Titres were first used to determine the need for annual vaccinations. Then, when vaccines moved to triennial schedules, titres did, too. Now there is confusion on how often titres need to be done and how to interpret them.
A titre is a measure of antibody to a particular virus in the blood. It is expressed as a ratio of how many times the blood can be diluted before antibodies are no longer detectable. For example, if blood is diluted twice and antibodies can’t be found, the titre is 1:2. If it can be diluted 2,000 times, the titre is 1:2,000. Laboratories often suggest that titres of 1:20 for distemper and 1:80 for parvovirus are protective.
You would assume that a high titre suggests a dog is protected from disease and a low titre indicates poor immunity, but it is not that straightforward.
When a dog is vaccinated, two main types of cells are produced. Effector cells are the quick-response cells. They manufacture large amounts of antibody but they’re short-lived and die off within weeks after vaccination. Memory cells, in contrast, persist for years but produce only small amounts of antibody.
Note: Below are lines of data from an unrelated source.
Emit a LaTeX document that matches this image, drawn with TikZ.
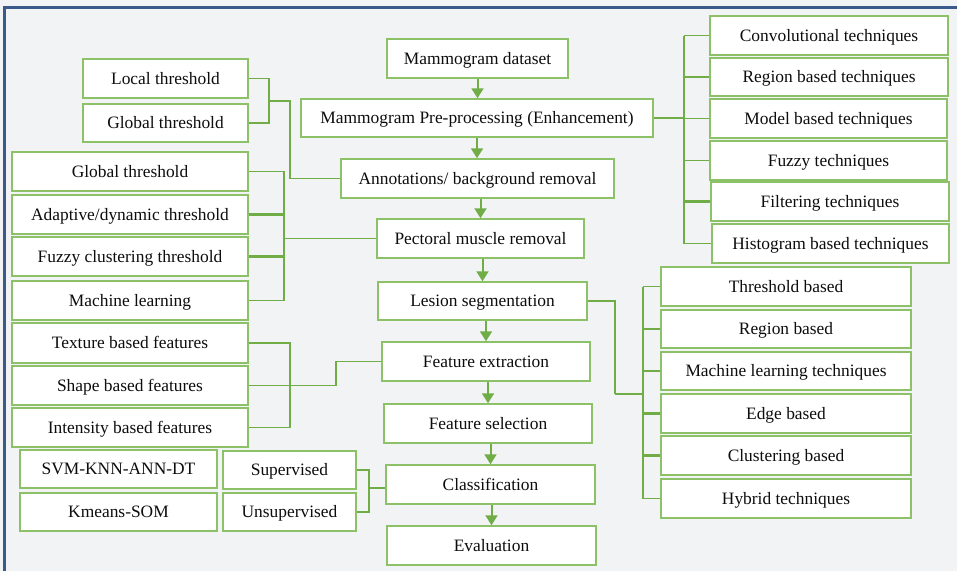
\documentclass[tikz,border=0pt]{standalone}
\usepackage{fontspec}
\setmainfont{Liberation Serif}
\usetikzlibrary{arrows.meta,calc}
\definecolor{gline}{HTML}{70AD47}
\definecolor{gbox}{HTML}{8CC168}
\definecolor{bgc}{HTML}{F2F3F5}
\definecolor{framec}{HTML}{3A5A8C}
\newcommand{\bx}[6]{\node[box,minimum width={#4-#2},minimum height={#5-#3}] (#1) at ({(#2+#4)/2},{(#3+#5)/2}) {#6};}
\tikzset{
  box/.style={draw=gbox, line width=1.5pt, fill=white, inner sep=0pt,
    text height=15.6pt, text depth=4pt,
    font=\fontsize{17.4}{20}\selectfont, text=black!95},
  conn/.style={draw=gline, line width=1.3pt},
  tconn/.style={draw=gline, line width=2.3pt},
  arr/.style={draw=gline, line width=2pt, -{Triangle[width=12pt,length=10pt]}}
}
\begin{document}
\begin{tikzpicture}[x=1pt,y=-1pt]
\useasboundingbox (0,0) rectangle (957,571);
\fill[bgc] (0,0) rectangle (957,571);
\draw[framec, line width=2.6pt] (4.5,571) -- (4.5,7.5) -- (957,7.5);

% central column
\bx{ds}{387}{39}{568}{78}{Mammogram dataset}
\bx{pre}{301}{99}{653}{137}{Mammogram Pre-processing (Enhancement)}
\bx{ann}{341}{159}{614}{198}{Annotations/ background removal}
\bx{pec}{377}{219}{584}{258}{Pectoral muscle removal}
\bx{les}{378}{282}{587}{320}{Lesion segmentation}
\bx{fex}{382}{342}{590}{381}{Feature extraction}
\bx{fsel}{384}{404}{592}{443}{Feature selection}
\bx{cls}{386}{465}{595}{504}{Classification}
\bx{eva}{387}{526}{596}{565}{Evaluation}

% right top
\bx{c1}{710}{16}{948}{55}{Convolutional techniques}
\bx{c2}{710}{58}{948}{96}{Region based techniques}
\bx{c3}{710}{99}{947}{138}{Model based techniques}
\bx{c4}{710}{141}{947}{180}{Fuzzy techniques}
\bx{c5}{711}{182}{949}{221}{Filtering techniques}
\bx{c6}{712}{224}{949}{263}{Histogram based techniques}

% left top
\bx{lt}{83}{59}{248}{98}{Local threshold}
\bx{gt}{83}{104}{248}{142}{Global threshold}

% left 2
\bx{gtwo}{12}{152}{248}{191}{Global threshold}
\bx{ad}{12}{195}{248}{234}{Adaptive/dynamic threshold}
\bx{fz}{12}{237}{248}{276}{Fuzzy clustering threshold}
\bx{ml}{12}{281}{248}{320}{Machine learning}

% left 3
\bx{tx}{12}{323}{248}{363}{Texture based features}
\bx{sh}{12}{366}{248}{405}{Shape based features}
\bx{inf}{12}{408}{248}{447}{Intensity based features}

% left 4
\bx{svm}{20}{450}{217}{488}{SVM-KNN-ANN-DT}
\bx{km}{20}{493}{217}{531}{Kmeans-SOM}
\bx{sup}{223}{451}{356}{489}{Supervised}
\bx{uns}{223}{493}{356}{531}{Unsupervised}

% right bottom
\bx{tb}{661}{267}{911}{306}{Threshold based}
\bx{rb}{661}{310}{911}{348}{Region based}
\bx{mlt}{661}{352}{911}{390}{Machine learning techniques}
\bx{eb}{661}{394}{911}{433}{Edge based}
\bx{cb}{661}{436}{911}{475}{Clustering based}
\bx{hy}{661}{479}{911}{518}{Hybrid techniques}

% arrows
\draw[arr] (ds.south) -- (ds.south |- pre.north);
\draw[arr] (pre.south) -- (pre.south |- ann.north);
\draw[arr] (pec.north |- ann.south) -- (pec.north);
\draw[arr] (les.north |- pec.south) -- (les.north);
\draw[arr] (fex.north |- les.south) -- (fex.north);
\draw[arr] (fsel.north |- fex.south) -- (fsel.north);
\draw[arr] (cls.north |- fsel.south) -- (cls.north);
\draw[arr] (eva.north |- cls.south) -- (eva.north);

% right top bracket
\coordinate (rt) at (684,0);
\draw[conn] (rt |- c1.west) -- (rt |- c6.west);
\draw[conn] (c1.west) -- (c1.west -| rt);
\draw[tconn] (c2.west) -- (c2.west -| rt);
\draw[conn] (c3.west) -- (c3.west -| rt);
\draw[conn] (c4.west) -- (c4.west -| rt);
\draw[tconn] (c5.west) -- (c5.west -| rt);
\draw[conn] (c6.west) -- (c6.west -| rt);
\draw[tconn] (pre.east) -- (pre.east -| rt);

% left top bracket
\coordinate (bone) at (269,101);
\coordinate (bonex) at (290,101);
\draw[conn] (lt.east) -| (bone) |- (gt.east);
\draw[conn] (bone) -- (bonex) |- (ann.west);

% left 2 bracket
\coordinate (btwo) at (284,238.5);
\draw[conn] (gtwo.east) -| (btwo) |- (ml.east);
\draw[tconn] (ad.east) -- (ad.east -| btwo);
\draw[tconn] (fz.east) -- (fz.east -| btwo);
\draw[conn] (btwo) -- (pec.west);

% left 3 bracket
\coordinate (bthree) at (290,385);
\coordinate (bshape) at (336,385.5);
\draw[conn] (tx.east) -| (bthree) |- (inf.east);
\draw[conn] (sh.east) -- (bshape) |- (fex.west);

% left 4 bracket
\coordinate (bfour) at (369,488);
\draw[conn] (sup.east) -| (bfour) |- (uns.east);
\draw[conn] (bfour) -- (bfour -| cls.west);

% right bottom bracket
\coordinate (rbx) at (643,0);
\coordinate (lsk) at (615,394);
\draw[conn] (rbx |- tb.west) -- (rbx |- hy.west);
\draw[conn] (tb.west) -- (tb.west -| rbx);
\draw[tconn] (rb.west) -- (rb.west -| rbx);
\draw[tconn] (mlt.west) -- (mlt.west -| rbx);
\draw[tconn] (eb.west) -- (eb.west -| rbx);
\draw[tconn] (cb.west) -- (cb.west -| rbx);
\draw[conn] (hy.west) -- (hy.west -| rbx);
\draw[conn] (les.east) -| (lsk);
\draw[tconn] (lsk) -- (lsk -| rbx);
\end{tikzpicture}
\end{document}
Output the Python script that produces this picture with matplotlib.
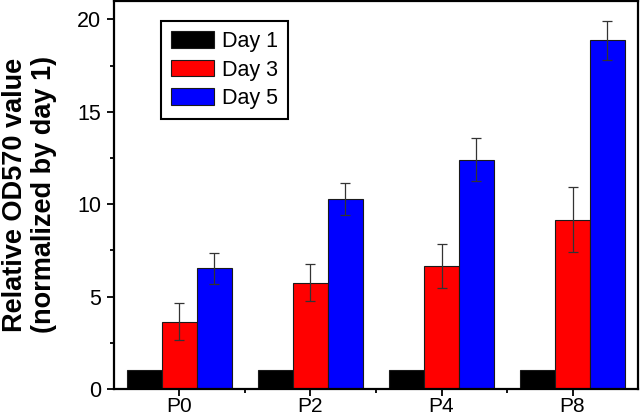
import numpy as np
import matplotlib
matplotlib.use('Agg')
import matplotlib.pyplot as plt
from matplotlib.ticker import MultipleLocator

plt.rcParams['font.family'] = ['Liberation Sans', 'DejaVu Sans']

# 数据
groups = ['P0', 'P2', 'P4', 'P8']
series = ['Day 1', 'Day 3', 'Day 5']
day1 = [1.0, 1.0, 1.0, 1.0]
day3 = [3.63, 5.76, 6.67, 9.16]
day5 = [6.52, 10.28, 12.41, 18.86]
day1_err = [0.0, 0.0, 0.0, 0.0]
day3_err = [1.0, 1.0, 1.2, 1.75]
day5_err = [0.85, 0.88, 1.15, 1.04]
colors = ['#000000', '#ff0000', '#0000ff']

fig = plt.figure(figsize=(6.4, 4.16), dpi=100)
ax = fig.add_axes([0.178, 0.065, 0.819, 0.933])

x = np.arange(len(groups))
w = 0.265
values = [day1, day3, day5]
errors = [day1_err, day3_err, day5_err]
for i, (vals, errs) in enumerate(zip(values, errors)):
    pos = x + (i - 1) * w
    ax.bar(pos, vals, w, color=colors[i], edgecolor='#1a1a1a', linewidth=0.8,
           label=series[i], zorder=2)
    if any(e > 0 for e in errs):
        ax.errorbar(pos, vals, yerr=errs, fmt='none', ecolor='#333333',
                    elinewidth=0.9, capsize=3.5, capthick=0.9, zorder=3)

ax.set_xlim(-0.5, 3.5)
ax.set_ylim(0, 21)
ax.set_xticks(x)
ax.set_xticklabels(groups)
ax.set_xticks(x[:-1] + 0.5, minor=True)
ax.yaxis.set_major_locator(MultipleLocator(5))
ax.yaxis.set_minor_locator(MultipleLocator(2.5))
ax.tick_params(axis='both', which='major', length=5, width=1.3)
ax.tick_params(axis='y', which='major', labelsize=15.5, pad=4)
ax.tick_params(axis='x', which='major', labelsize=15, pad=1)
ax.tick_params(axis='both', which='minor', length=3, width=1.3)
for s in ax.spines.values():
    s.set_linewidth(1.6)

ax.set_ylabel('Relative OD570 value\n(normalized by day 1)', fontsize=19.5,
              fontweight='bold', linespacing=1.15)
ax.yaxis.set_label_coords(-0.108, 0.5)

leg = ax.legend(loc='upper left', bbox_to_anchor=(0.09, 0.947), fontsize=15.5,
                frameon=True, fancybox=False, edgecolor='black', framealpha=1,
                handlelength=2.0, handleheight=0.8, handletextpad=0.4,
                labelspacing=0.35, borderpad=0.45, borderaxespad=0)
leg.get_frame().set_linewidth(1.5)

fig.savefig('out.png', dpi=100)
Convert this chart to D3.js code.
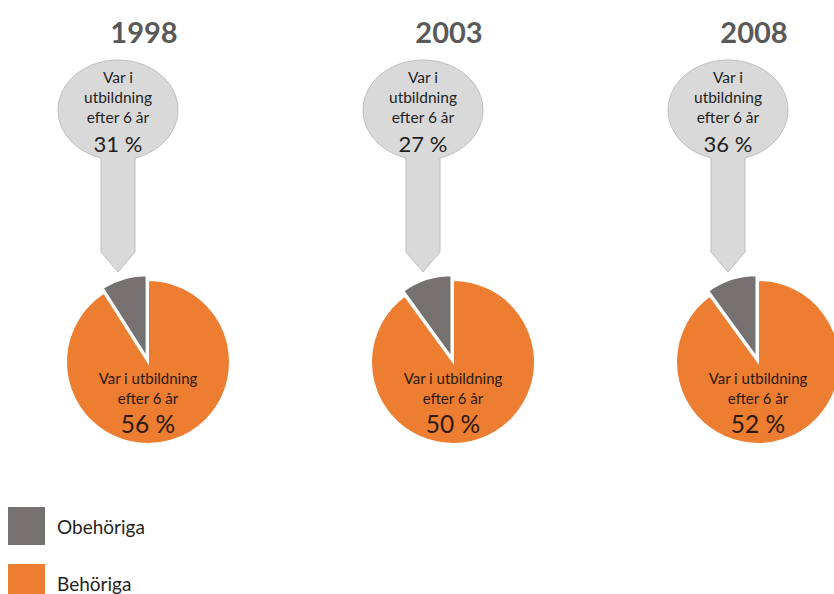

These memory cells provide long-term immunity by standing on guard, ready to create antibodies at a moment’s notice.
While active, effector cells produce a high titre. As they dissipate, the titre falls and stays at a low level because of the contribution by memory cells.
Titres are useful for telling us if a puppy has responded to vaccinations. For example, once a puppy is vaccinated at eight, 11 and 14 weeks of age, a titre test should be done two weeks after the last vaccination. If the titre is high, the pup is protected. A low or non-existent titre indicates that the pup failed to respond and needs additional vaccines.
In the past, titres were done at a year of age to see if vaccines were required at that point. The problem was that if a pup had not responded to the vaccines and was not revaccinated (at 18 weeks in the earlier example), he would be susceptible during the most critical time of his life.
A debate among veterinarians is – how often should titres be done? Some veterinarians do them every three years, coinciding with current vaccine recommendations. Others believe that a positive titre means the dog responded to the vaccine and memory cells are present for the life of the dog. This thinking comes from experience with humans regarding viral vaccines. If this truly is the case (it has not been proven), one titre test showing a response is all that’s needed. This is not a view held by all veterinarians.
This article was published in the June 2007 issue of Dogs In Canada.